Hyun, Si-won [Curator/Audio Visual Pavilion]

In waste products they recognize the face that the world of things turns directly and solely to them. In using these things they do not so much imitate the works of adults as bring together, in the artifact produced in play, materials of widely differing kinds in a new, intuitive relationship. Children thus produce their own small world of things within the greater one.

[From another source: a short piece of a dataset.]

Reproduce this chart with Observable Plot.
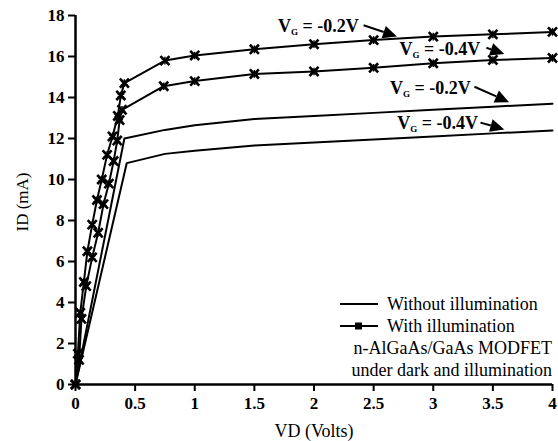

Walter Benjamin, “Construction Site,” One-Way Street

Imperfect empty ground and imperfect ruins. In Gyungsu An’s paintings, ruins and empty grounds work as different names for ‘imperfectness,’ which means the landscape the artist takes as his subject of depiction are in the stage of the infinite ‘middle’ in between the start and end. It also means that the state of paintings the artist tries to achieve is directed towards a certain degree of imperfectness. Gyungsu An’s paintings take Bogwang-dong as their point of departure. The area is a place in which he took many walks when he had an exhibition at a space called gguull Pool in the winter of 2012. For him, the area is not a place for living but a place for ‘walking.’ There, he sees the coexistence of people migrated from other places, worn out objects that are closer to waste, old buildings, and construction sites as landscapes with another possibilities. He might have captured these complex and confusing scenes while taking walks, a practice where one’s body and gaze move together.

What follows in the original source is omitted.